- _WHAT IS NEEDED_
Give every line of the data again, unchanged, but with no pictures.

- - - - -

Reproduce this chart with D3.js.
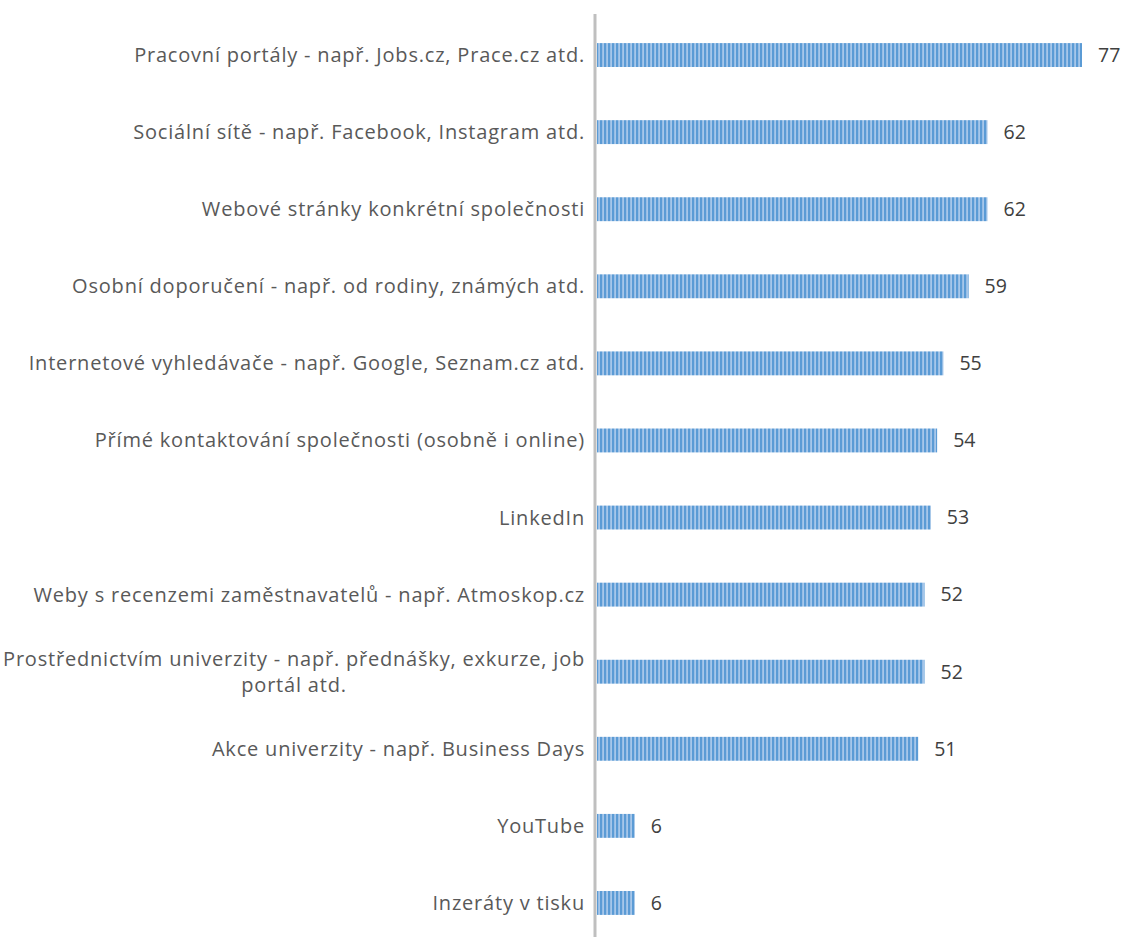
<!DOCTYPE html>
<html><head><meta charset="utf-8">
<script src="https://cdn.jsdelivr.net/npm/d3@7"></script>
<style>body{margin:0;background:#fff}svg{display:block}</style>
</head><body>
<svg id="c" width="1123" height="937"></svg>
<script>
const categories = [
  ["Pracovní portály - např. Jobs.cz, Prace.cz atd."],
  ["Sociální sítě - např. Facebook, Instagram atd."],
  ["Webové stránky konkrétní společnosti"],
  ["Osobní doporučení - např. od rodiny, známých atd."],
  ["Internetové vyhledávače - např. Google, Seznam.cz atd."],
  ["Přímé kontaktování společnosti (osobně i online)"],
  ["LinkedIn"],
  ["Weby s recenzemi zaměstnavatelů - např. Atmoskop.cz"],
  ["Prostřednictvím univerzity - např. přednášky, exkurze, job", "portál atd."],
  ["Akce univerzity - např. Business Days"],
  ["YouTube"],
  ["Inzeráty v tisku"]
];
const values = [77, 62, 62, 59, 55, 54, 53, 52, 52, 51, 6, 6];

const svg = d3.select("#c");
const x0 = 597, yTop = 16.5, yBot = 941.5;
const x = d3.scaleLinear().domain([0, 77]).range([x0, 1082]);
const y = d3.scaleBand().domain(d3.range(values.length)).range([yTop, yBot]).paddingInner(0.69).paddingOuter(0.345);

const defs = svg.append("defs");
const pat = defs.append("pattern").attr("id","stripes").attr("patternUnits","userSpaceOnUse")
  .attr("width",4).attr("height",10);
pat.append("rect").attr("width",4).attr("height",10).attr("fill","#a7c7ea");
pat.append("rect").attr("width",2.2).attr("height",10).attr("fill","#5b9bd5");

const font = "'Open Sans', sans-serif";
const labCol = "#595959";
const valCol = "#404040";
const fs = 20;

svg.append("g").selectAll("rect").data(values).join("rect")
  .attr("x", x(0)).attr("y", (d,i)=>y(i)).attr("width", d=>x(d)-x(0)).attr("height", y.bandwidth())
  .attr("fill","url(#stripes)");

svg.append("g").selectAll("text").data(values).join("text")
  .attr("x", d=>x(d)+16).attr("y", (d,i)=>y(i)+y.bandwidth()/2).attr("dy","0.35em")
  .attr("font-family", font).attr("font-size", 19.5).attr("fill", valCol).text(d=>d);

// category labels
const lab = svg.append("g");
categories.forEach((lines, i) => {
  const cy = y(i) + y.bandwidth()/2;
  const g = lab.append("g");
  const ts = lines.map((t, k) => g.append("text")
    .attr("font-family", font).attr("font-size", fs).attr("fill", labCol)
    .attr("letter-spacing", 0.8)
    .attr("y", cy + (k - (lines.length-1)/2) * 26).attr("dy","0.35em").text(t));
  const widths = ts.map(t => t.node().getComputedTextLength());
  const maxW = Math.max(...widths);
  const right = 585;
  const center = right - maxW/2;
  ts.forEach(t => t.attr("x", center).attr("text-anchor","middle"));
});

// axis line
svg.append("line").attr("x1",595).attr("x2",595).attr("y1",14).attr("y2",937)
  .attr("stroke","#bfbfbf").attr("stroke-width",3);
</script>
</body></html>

- - - - -

- _FINISHED TASK_
Reproduce this chart with D3.js.
<!DOCTYPE html>
<html><head><meta charset="utf-8">
<script src="https://cdn.jsdelivr.net/npm/d3@7"></script>
<style>body{margin:0;background:#fff}svg{display:block}</style>
</head><body>
<svg id="c" width="1123" height="937"></svg>
<script>
const categories = [
  ["Pracovní portály - např. Jobs.cz, Prace.cz atd."],
  ["Sociální sítě - např. Facebook, Instagram atd."],
  ["Webové stránky konkrétní společnosti"],
  ["Osobní doporučení - např. od rodiny, známých atd."],
  ["Internetové vyhledávače - např. Google, Seznam.cz atd."],
  ["Přímé kontaktování společnosti (osobně i online)"],
  ["LinkedIn"],
  ["Weby s recenzemi zaměstnavatelů - např. Atmoskop.cz"],
  ["Prostřednictvím univerzity - např. přednášky, exkurze, job", "portál atd."],
  ["Akce univerzity - např. Business Days"],
  ["YouTube"],
  ["Inzeráty v tisku"]
];
const values = [77, 62, 62, 59, 55, 54, 53, 52, 52, 51, 6, 6];

const svg = d3.select("#c");
const x0 = 597, yTop = 16.5, yBot = 941.5;
const x = d3.scaleLinear().domain([0, 77]).range([x0, 1082]);
const y = d3.scaleBand().domain(d3.range(values.length)).range([yTop, yBot]).paddingInner(0.69).paddingOuter(0.345);

const defs = svg.append("defs");
const pat = defs.append("pattern").attr("id","stripes").attr("patternUnits","userSpaceOnUse")
  .attr("width",4).attr("height",10);
pat.append("rect").attr("width",4).attr("height",10).attr("fill","#a7c7ea");
pat.append("rect").attr("width",2.2).attr("height",10).attr("fill","#5b9bd5");

const font = "'Open Sans', sans-serif";
const labCol = "#595959";
const valCol = "#404040";
const fs = 20;

svg.append("g").selectAll("rect").data(values).join("rect")
  .attr("x", x(0)).attr("y", (d,i)=>y(i)).attr("width", d=>x(d)-x(0)).attr("height", y.bandwidth())
  .attr("fill","url(#stripes)");

svg.append("g").selectAll("text").data(values).join("text")
  .attr("x", d=>x(d)+16).attr("y", (d,i)=>y(i)+y.bandwidth()/2).attr("dy","0.35em")
  .attr("font-family", font).attr("font-size", 19.5).attr("fill", valCol).text(d=>d);

// category labels
const lab = svg.append("g");
categories.forEach((lines, i) => {
  const cy = y(i) + y.bandwidth()/2;
  const g = lab.append("g");
  const ts = lines.map((t, k) => g.append("text")
    .attr("font-family", font).attr("font-size", fs).attr("fill", labCol)
    .attr("letter-spacing", 0.8)
    .attr("y", cy + (k - (lines.length-1)/2) * 26).attr("dy","0.35em").text(t));
  const widths = ts.map(t => t.node().getComputedTextLength());
  const maxW = Math.max(...widths);
  const right = 585;
  const center = right - maxW/2;
  ts.forEach(t => t.attr("x", center).attr("text-anchor","middle"));
});

// axis line
svg.append("line").attr("x1",595).attr("x2",595).attr("y1",14).attr("y2",937)
  .attr("stroke","#bfbfbf").attr("stroke-width",3);
</script>
</body></html>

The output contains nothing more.